Along the political spectrum, 49 percent of “conservatives” expressed support for legalization, while 63 percent of “moderates” and 79 percent of “liberals” expressed support.
Junior Evan Nison, president of the college’s chapter of Students for Sensible Drug Policy, said it’s a lack of courage and leadership in state legislators that prevents legal marijuana law reform.
“A lot of legislators in New York are nervous about becoming another California and are not willing to make the political risk,” Nison said. “But people are starting to realize that cannabis is a true medicine.”
Nison is currently in California lobbying students and residents to adopt Proposition 19 — a full legalization of marijuana, allowing
local municipalities to regulate, control and tax marijuana use — this November. He previously worked as a lobbyist for New Jersey’s medical marijuana reform.
“California has realized that marijuana is not worth the enforcing expense, and the state should be out there collecting revenue from it,” he said.
California was one of the first states to decriminalize marijuana and legalize medical marijuana. This most recent drug policy reform attempt will allow individuals older than 21 to grow, use and transport marijuana for personal use.
With a successful outcome, Nison said, Proposition 19’s passage will impact legalization movements in other states and even other countries. Supporters of the reform cite that the new laws could potentially bring in billions of dollars to California’s economy, according to the proposition.
“I don’t think it is going to have an effect in just other states but also other countries,” Nison said. “California is the eighth largest economy in the world, and it is going to have a major global economic impact.”
New York State Senator George Winner, R-Elmira, said in a statement there are still some angles of the debate to consider.
“There remains legitimate concerns about a widespread legalization initiative — how it would be implemented, the effectiveness of oversight and safeguards to prevent abuses and misuse and its overall impact on public health and safety,” he said.
Though marijuana reform has become a hot topic in many states, New York legislators have not made much progress.
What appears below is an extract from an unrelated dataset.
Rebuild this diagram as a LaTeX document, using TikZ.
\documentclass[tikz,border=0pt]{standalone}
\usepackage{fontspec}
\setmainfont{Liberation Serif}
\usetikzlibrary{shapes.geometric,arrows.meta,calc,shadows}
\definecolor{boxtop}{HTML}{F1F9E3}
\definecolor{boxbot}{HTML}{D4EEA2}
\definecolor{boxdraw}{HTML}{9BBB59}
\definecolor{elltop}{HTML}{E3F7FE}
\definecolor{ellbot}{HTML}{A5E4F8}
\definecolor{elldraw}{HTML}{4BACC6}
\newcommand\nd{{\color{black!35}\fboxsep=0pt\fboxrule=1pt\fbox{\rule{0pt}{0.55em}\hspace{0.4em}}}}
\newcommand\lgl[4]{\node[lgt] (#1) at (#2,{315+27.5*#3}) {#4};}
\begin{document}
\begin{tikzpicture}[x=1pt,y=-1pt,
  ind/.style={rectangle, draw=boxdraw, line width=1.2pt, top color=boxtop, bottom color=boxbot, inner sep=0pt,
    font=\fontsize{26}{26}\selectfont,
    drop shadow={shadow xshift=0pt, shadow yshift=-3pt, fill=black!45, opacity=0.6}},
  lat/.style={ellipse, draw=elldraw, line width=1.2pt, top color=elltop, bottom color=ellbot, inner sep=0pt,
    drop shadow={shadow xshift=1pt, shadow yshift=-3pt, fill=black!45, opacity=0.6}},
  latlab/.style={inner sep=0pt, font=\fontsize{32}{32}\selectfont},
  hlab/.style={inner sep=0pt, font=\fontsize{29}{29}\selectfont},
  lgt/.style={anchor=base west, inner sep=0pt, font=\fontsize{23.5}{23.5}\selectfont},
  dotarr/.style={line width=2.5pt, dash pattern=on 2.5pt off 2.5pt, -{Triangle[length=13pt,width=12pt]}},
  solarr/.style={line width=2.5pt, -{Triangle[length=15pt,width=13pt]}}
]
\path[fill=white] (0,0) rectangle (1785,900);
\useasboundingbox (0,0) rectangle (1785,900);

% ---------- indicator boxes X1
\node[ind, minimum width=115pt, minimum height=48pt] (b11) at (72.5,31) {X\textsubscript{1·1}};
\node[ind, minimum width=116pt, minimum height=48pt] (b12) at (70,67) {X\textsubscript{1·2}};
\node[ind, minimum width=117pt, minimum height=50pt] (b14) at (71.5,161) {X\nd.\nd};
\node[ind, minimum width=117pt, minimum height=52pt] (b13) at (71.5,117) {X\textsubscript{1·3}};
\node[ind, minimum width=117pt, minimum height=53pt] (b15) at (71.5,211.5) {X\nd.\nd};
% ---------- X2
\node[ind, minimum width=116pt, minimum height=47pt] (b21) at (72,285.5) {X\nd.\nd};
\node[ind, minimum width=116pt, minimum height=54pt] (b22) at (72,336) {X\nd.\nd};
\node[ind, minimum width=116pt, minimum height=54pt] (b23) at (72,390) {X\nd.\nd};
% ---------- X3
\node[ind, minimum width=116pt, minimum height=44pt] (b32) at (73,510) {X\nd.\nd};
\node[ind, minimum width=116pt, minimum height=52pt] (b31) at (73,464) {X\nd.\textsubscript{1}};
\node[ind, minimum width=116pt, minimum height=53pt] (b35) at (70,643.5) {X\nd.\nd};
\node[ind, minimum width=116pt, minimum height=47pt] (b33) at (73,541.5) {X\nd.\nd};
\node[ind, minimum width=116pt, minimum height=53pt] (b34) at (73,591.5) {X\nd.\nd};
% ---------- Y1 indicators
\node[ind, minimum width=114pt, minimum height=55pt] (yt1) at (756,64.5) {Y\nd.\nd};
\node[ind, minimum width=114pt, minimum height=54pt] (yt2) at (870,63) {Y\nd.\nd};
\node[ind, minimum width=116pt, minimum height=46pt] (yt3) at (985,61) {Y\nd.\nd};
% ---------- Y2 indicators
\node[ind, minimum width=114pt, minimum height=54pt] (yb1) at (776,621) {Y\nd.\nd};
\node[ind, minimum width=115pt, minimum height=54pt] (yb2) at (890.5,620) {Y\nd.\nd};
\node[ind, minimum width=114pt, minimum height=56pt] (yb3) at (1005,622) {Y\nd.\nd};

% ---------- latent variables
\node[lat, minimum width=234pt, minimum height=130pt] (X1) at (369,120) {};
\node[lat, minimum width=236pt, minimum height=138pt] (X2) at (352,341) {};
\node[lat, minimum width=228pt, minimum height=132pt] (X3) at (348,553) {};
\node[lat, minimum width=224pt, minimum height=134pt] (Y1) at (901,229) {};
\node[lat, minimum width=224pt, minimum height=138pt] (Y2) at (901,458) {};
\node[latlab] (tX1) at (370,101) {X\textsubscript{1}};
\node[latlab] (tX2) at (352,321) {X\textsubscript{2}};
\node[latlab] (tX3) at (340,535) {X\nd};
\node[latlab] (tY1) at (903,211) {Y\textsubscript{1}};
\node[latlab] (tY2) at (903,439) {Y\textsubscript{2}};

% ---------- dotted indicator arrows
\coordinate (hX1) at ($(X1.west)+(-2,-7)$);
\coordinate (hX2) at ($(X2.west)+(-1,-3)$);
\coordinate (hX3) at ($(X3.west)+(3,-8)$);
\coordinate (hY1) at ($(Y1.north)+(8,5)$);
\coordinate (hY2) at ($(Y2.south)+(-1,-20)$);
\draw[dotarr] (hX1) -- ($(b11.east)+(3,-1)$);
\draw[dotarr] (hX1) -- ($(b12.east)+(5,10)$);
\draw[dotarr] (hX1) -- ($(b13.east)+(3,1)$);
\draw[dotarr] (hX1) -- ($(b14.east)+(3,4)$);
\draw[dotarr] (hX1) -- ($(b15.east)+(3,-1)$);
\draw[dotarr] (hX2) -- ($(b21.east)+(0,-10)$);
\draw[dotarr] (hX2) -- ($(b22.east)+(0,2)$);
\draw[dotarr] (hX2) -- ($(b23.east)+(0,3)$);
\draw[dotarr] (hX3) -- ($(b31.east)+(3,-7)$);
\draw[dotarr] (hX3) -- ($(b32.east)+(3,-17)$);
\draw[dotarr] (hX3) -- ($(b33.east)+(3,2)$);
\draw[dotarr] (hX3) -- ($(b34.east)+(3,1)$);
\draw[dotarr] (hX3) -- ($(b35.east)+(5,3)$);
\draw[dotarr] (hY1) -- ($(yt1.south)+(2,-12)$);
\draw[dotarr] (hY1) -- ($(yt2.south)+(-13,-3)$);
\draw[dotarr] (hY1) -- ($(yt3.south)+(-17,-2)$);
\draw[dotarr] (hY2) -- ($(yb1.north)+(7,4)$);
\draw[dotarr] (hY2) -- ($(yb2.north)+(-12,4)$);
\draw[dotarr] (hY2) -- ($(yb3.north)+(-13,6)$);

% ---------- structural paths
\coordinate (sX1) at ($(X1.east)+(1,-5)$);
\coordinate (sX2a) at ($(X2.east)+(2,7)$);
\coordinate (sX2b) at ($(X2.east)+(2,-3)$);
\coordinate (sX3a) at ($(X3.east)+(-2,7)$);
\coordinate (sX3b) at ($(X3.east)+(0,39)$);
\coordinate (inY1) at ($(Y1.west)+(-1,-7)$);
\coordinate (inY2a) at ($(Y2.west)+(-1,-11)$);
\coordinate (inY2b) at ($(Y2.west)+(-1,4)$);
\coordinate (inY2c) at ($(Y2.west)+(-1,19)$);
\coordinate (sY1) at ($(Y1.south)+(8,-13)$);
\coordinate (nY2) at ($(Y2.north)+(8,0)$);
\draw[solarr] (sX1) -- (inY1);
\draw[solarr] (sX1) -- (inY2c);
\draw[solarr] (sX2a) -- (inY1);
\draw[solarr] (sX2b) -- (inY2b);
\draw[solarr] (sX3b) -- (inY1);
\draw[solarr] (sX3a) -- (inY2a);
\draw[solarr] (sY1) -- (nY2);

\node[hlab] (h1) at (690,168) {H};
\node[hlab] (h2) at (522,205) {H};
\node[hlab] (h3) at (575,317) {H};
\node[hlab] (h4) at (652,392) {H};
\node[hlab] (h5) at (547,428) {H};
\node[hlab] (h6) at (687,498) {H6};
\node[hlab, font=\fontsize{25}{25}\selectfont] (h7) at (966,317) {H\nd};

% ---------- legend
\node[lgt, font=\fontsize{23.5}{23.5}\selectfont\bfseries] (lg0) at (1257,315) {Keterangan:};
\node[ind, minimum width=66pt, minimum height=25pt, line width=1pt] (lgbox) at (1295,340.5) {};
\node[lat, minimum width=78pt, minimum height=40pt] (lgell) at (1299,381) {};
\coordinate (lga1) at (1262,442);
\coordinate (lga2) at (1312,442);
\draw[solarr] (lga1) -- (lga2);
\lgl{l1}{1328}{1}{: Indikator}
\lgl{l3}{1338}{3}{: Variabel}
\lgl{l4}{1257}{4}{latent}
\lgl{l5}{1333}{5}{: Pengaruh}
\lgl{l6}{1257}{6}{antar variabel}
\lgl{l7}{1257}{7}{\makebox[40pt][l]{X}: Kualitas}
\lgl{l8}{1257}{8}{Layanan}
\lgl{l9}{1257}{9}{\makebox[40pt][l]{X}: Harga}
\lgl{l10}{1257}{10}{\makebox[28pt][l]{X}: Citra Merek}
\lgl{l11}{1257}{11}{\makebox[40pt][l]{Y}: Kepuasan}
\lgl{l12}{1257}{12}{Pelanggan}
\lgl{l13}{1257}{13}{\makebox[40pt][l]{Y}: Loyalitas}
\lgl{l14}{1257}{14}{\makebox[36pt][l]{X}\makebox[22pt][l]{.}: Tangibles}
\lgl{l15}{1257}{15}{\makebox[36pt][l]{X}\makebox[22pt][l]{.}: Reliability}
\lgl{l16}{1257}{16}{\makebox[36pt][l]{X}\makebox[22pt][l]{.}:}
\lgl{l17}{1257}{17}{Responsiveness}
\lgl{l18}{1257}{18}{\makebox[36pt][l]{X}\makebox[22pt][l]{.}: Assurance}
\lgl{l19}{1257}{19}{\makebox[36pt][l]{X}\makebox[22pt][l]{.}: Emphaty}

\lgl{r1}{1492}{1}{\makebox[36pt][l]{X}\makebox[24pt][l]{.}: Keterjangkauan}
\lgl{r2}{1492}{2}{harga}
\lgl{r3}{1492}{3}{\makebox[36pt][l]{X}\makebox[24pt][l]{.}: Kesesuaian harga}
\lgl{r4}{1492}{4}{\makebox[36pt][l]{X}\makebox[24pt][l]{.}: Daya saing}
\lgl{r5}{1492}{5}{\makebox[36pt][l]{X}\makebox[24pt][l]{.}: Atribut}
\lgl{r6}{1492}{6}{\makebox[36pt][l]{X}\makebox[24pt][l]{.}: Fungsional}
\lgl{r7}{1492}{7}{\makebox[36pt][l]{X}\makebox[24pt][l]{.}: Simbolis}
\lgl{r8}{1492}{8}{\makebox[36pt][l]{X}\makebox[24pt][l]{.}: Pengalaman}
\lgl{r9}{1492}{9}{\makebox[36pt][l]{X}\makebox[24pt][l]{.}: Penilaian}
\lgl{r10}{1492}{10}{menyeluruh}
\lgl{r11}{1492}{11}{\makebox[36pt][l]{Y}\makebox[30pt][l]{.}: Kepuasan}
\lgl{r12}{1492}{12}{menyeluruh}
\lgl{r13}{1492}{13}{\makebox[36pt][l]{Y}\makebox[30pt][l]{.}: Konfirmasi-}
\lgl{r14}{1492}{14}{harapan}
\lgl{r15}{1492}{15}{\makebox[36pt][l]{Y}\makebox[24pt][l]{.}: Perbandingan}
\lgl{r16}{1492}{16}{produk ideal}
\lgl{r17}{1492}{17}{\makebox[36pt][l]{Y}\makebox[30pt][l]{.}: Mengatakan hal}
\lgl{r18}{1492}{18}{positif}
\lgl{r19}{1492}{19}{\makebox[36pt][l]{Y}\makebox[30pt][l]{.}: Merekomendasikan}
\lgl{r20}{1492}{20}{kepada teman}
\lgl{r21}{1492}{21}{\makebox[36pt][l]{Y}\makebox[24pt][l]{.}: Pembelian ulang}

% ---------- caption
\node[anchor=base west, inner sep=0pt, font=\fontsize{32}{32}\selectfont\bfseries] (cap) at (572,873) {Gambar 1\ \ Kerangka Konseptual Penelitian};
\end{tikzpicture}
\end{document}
New York State Assembly bill A.07542 was introduced in April 2009 to legalize the “possession, manufacture, use, delivery, transfer, transport or administration of marijuana by a certified patient or designated caregiver,” according to the bill.
Assemblywoman Barbara Lifton, D-Ithaca, could not be reached for a comment but remains listed as a co-sponsor of the gridlocked bill. Because of the lack of sponsors in the New York State Senate, the bill has stalled in any legislative advancement.
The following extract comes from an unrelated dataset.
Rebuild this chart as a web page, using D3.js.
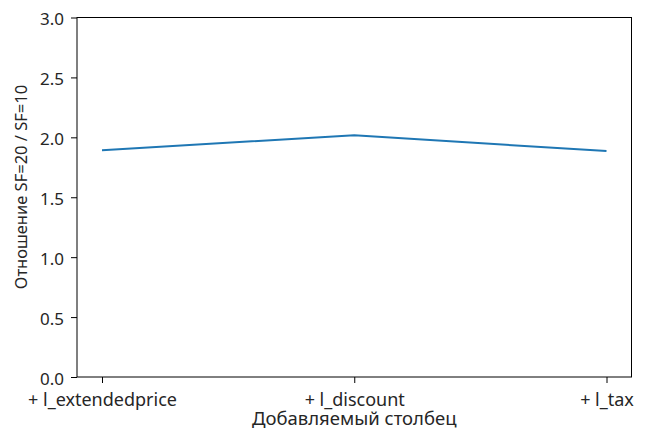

Several activist groups have, despite legislative inaction, continued their pursuit to reform New York state drug policies, in both medicinal and recreational form.
Rev. Jay Goldstein, executive director of the Empire State National Organization for Reform of Marijuana Laws, said his group has always worked toward the legalization of marijuana in more than just medical aspects.
“Our mission is to work for the legalization of marijuana use for all responsible adults,” Goldstein said. “We certainly believe that includes medical patients. I’ve met many patients with doctors who feel [the patients] need medical marijuana.”
Currently, New York state is one out of 13 states that have decriminalized small amounts of marijuana. If found with less than 25 grams of marijuana, a person in New York state will only face a civil citation, similar to a parking ticket.
Goldstein said current decriminalization laws and legislative pushes will eventually lead to more comprehensive legalization reforms.
Whether New York state will follow the other states that have legalized medicinal cannabis is yet to be determined, and whether medicinal legalization will lead to further reform of recreational use could spark debate across the country with Proposition 19’s fate.
“There is definitely going to be some change … and I hope [state governments] get it right when it comes to setting up regulations,” Goldstein said.